Budgets and diets have a lot in common. You know you should do it. You don’t want to do it. It’s easier to start one than it is to stick with one, but they both pay off with great results if you can manage to follow through. Most people are forever trying to conquer bad spending habits and the inability to stick with their budget, but what you may not know is that by using a little psychological trickery, you’ll be better able to reach your financial goals. After all, the way we manage our money today will affect how we live tomorrow. Here are five tips from psychology that will help you achieve your financial goals.
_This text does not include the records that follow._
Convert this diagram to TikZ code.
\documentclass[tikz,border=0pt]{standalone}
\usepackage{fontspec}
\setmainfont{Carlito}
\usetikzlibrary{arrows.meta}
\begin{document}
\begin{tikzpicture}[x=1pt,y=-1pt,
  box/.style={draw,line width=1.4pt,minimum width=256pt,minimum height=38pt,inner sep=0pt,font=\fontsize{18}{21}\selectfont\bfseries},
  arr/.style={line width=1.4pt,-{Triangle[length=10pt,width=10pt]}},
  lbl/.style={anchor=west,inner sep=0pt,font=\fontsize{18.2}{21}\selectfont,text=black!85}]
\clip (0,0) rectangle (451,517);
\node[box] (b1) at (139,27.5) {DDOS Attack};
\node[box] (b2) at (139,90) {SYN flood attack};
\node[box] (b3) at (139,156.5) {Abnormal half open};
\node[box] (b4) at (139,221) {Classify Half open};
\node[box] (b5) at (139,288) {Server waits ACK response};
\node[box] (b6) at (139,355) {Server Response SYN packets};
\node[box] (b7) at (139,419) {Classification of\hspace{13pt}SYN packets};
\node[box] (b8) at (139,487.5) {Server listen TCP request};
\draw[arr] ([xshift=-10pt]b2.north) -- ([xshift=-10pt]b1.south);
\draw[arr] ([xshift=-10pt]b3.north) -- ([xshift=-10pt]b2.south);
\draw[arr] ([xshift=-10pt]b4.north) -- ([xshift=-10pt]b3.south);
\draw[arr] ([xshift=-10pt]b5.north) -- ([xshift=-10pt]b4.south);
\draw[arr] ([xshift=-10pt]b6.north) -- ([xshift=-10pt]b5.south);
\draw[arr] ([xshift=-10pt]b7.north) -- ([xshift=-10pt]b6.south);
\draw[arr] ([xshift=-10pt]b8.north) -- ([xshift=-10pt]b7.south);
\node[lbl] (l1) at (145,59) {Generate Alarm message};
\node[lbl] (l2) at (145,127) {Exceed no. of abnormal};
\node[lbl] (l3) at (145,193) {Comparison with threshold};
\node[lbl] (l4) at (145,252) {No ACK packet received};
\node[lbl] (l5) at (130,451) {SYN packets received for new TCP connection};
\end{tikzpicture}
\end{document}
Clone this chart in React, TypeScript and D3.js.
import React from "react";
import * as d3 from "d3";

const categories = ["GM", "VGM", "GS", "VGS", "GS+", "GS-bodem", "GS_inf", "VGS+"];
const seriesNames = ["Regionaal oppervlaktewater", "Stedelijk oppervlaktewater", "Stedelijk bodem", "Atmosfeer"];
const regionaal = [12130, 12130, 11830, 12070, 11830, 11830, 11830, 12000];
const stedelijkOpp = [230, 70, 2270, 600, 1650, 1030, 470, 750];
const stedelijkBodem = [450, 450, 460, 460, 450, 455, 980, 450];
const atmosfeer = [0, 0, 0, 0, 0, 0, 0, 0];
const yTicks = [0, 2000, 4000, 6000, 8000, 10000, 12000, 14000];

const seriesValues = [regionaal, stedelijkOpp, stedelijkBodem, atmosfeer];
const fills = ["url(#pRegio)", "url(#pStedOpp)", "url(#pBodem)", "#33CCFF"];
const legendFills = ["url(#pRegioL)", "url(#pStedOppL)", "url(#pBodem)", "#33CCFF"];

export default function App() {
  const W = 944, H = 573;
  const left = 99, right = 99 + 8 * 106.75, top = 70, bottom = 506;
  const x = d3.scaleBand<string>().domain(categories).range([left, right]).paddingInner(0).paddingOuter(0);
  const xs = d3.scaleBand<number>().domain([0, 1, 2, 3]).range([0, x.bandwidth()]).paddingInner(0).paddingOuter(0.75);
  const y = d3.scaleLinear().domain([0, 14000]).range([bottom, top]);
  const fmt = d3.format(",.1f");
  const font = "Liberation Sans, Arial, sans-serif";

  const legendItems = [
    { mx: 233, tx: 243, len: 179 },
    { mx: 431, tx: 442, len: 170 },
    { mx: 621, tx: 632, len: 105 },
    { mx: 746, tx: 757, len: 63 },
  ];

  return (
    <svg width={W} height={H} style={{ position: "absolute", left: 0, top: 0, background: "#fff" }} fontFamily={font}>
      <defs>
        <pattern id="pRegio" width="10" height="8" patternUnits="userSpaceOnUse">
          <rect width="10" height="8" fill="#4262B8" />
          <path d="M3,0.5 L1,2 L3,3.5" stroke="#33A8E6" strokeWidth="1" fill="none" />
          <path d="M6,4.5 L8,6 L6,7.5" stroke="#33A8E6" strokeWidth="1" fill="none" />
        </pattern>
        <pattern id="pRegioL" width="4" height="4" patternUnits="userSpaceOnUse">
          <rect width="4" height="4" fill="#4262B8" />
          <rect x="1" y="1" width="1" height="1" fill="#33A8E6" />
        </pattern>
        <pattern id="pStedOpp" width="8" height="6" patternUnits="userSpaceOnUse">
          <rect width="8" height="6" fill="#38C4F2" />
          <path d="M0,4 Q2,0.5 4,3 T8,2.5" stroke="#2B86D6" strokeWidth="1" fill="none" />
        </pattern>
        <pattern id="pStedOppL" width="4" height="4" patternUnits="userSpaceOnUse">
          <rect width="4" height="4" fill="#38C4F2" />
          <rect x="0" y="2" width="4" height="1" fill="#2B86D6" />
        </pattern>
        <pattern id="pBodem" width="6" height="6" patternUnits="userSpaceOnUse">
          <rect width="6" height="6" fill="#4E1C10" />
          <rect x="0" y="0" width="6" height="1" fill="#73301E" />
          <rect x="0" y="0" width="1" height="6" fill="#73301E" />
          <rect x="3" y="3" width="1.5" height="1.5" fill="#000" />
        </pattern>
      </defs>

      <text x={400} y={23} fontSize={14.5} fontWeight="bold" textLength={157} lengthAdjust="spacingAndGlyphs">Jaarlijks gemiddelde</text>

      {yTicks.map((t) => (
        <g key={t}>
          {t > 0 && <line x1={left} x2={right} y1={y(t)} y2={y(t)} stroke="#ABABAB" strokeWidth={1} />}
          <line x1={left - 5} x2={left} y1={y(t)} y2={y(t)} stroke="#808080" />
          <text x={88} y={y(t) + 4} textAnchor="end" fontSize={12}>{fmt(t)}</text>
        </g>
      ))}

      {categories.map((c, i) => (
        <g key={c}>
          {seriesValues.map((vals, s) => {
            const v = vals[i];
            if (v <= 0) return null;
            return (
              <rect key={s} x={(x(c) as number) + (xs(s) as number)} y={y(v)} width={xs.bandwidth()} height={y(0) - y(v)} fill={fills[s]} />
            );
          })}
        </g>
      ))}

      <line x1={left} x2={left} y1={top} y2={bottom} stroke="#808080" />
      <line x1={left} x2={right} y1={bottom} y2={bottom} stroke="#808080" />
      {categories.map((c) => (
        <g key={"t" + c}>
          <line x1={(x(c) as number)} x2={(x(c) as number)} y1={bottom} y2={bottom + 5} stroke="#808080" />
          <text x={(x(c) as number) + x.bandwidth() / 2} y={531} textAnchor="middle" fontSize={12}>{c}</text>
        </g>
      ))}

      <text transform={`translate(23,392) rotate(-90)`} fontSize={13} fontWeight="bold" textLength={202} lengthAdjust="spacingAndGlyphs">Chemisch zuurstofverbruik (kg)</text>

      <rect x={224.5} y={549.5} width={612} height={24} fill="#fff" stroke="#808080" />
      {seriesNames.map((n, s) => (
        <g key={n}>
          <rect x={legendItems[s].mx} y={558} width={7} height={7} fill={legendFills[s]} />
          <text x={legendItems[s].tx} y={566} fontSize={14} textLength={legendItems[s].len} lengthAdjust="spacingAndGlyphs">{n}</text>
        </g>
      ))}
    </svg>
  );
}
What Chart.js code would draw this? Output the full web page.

1. Start with a clear, positive goal in mind: Mindset is everything when you’re trying to get rid of bad habits and instill positive ones. When you think of a budget in terms of depriving yourself, it’s a lot harder to stick to your resolutions. Instead of thinking about how much you have to give up, focus instead on working toward a goal that will benefit you. Some of the positive goals you might aim at include being debt-free within a year or saving a specific amount of money each month toward your vacation, new home down payment or retirement plan.
2. Write everything down: Writing things down helps you to be more accountable for your choices. Weight loss specialists tell you to write down every mouthful of food that you eat because it makes you think about it, and shows you clearly exactly where your strengths and weaknesses lie. The same applies to your spending habits. Before you start working on your budget, spend a week writing down every penny you spend – even the pack of gum you buy on your way to work each morning. Putting it in writing will help you identify exactly where your money is going, and the practice of writing down your spending will help keep you focused on your goal.
3. Use visual aids to chart your progress toward your financial goals: Have you ever seen one of those thermometer charts in front of a church – the ones marked off in $1,000 increments that get colored in as the congregation reaches each benchmark? Progress charts are a powerful psychological motivator because they help you actually see your progress. Get out your magic markers and create a chart, then fill it in once a week to watch your money grow – or your debts shrink.
4. Automate your savings with help from your bank: It’s a lot easier to make a decision once than to have to keep making it week after week after week. If part of your budgeting goal is to save a specific amount out of each paycheck, let your bank help you stick to it. Accept direct deposit if your employer offers it – that relieves you of the task of getting your money out of your pocket and into your bank account. Set up a weekly transfer from your checking account – which should only have enough cash for your budgeted expenses – to your savings account or retirement fund. That way, you won’t have to make the decision to save each week – you made it once, and it’s done.
5. Set intermediate goals and reward yourself for reaching them: Striving toward a huge goal can be overwhelming — it’s far too easy to get discouraged and give up. Instead, break your goal down into workable steps and then acknowledge your success when you reach each step. Build rewards into your budget so you have something to look forward to – schedule dinner at your favorite restaurant when you hit milestone savings marks, for example.
If you’ve never tried to live on a budget before, or if you’ve tried and failed, applying some positive psychology tricks can make the difference between one more abandoned budget plan and a growing bank account.